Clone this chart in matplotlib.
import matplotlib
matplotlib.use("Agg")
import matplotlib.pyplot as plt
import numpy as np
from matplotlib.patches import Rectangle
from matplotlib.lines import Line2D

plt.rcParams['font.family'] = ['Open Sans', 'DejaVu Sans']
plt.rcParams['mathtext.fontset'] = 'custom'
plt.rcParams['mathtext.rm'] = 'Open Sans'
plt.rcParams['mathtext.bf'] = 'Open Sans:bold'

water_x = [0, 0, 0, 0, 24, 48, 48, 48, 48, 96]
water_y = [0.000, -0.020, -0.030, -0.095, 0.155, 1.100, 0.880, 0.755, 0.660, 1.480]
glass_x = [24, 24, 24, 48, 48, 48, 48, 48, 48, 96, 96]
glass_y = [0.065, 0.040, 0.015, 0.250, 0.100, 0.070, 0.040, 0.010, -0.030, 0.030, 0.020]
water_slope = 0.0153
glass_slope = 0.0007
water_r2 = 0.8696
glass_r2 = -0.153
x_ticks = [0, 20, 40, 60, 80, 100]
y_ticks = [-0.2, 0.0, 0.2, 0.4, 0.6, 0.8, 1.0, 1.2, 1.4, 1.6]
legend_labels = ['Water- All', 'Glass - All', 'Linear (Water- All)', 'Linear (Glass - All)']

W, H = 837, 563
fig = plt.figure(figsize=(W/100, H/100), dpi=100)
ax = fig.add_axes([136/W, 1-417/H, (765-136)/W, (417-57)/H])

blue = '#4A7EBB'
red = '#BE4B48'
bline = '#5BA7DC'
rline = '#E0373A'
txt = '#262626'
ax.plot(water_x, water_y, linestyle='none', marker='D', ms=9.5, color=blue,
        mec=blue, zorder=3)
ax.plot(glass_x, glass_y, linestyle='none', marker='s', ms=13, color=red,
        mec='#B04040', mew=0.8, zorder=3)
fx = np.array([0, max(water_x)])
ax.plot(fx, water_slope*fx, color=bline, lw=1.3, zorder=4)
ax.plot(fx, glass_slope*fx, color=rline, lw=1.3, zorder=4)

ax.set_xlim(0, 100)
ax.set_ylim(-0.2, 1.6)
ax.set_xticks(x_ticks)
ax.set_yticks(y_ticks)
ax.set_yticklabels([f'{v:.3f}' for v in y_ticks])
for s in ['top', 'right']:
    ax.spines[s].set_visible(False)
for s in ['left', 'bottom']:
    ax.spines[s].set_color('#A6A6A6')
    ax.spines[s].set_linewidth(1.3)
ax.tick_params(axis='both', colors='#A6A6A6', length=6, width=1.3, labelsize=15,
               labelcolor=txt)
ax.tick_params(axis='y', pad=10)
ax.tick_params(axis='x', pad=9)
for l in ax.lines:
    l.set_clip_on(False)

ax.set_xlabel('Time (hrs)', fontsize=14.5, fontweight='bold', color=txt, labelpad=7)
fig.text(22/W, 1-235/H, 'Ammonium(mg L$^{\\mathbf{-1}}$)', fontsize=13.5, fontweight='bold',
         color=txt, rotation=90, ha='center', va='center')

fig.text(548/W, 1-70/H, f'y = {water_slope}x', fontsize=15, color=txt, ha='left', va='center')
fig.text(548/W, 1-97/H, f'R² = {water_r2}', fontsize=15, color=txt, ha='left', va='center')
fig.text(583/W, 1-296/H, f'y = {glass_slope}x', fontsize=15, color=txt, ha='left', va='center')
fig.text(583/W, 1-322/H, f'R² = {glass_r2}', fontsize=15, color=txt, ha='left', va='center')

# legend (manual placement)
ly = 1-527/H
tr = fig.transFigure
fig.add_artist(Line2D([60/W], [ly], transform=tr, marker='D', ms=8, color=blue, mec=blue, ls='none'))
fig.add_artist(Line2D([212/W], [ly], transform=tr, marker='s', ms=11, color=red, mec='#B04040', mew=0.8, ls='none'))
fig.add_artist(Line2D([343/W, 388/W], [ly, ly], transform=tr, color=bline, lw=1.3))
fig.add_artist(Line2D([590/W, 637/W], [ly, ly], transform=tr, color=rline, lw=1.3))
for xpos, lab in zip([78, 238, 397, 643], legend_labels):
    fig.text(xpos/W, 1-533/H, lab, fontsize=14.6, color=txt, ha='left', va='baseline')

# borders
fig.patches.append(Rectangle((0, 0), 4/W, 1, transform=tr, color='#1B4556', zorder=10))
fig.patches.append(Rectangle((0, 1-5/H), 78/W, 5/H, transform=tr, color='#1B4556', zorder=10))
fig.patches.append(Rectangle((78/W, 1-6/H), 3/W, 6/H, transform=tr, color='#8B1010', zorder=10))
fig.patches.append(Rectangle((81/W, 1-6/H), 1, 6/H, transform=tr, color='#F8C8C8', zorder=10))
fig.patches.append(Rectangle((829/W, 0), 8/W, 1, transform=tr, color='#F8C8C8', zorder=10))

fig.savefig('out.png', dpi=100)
* * *
**AIM:**
Starting at the first line of the data above, please restate word for word every line up to and including the one that holds "plt.rcParams['mathtext.bf'] = 'Open", and add nothing else.

**EXPECTED ANSWER:**
Clone this chart in matplotlib.
import matplotlib
matplotlib.use("Agg")
import matplotlib.pyplot as plt
import numpy as np
from matplotlib.patches import Rectangle
from matplotlib.lines import Line2D

plt.rcParams['font.family'] = ['Open Sans', 'DejaVu Sans']
plt.rcParams['mathtext.fontset'] = 'custom'
plt.rcParams['mathtext.rm'] = 'Open Sans'
plt.rcParams['mathtext.bf'] = 'Open Sans:bold'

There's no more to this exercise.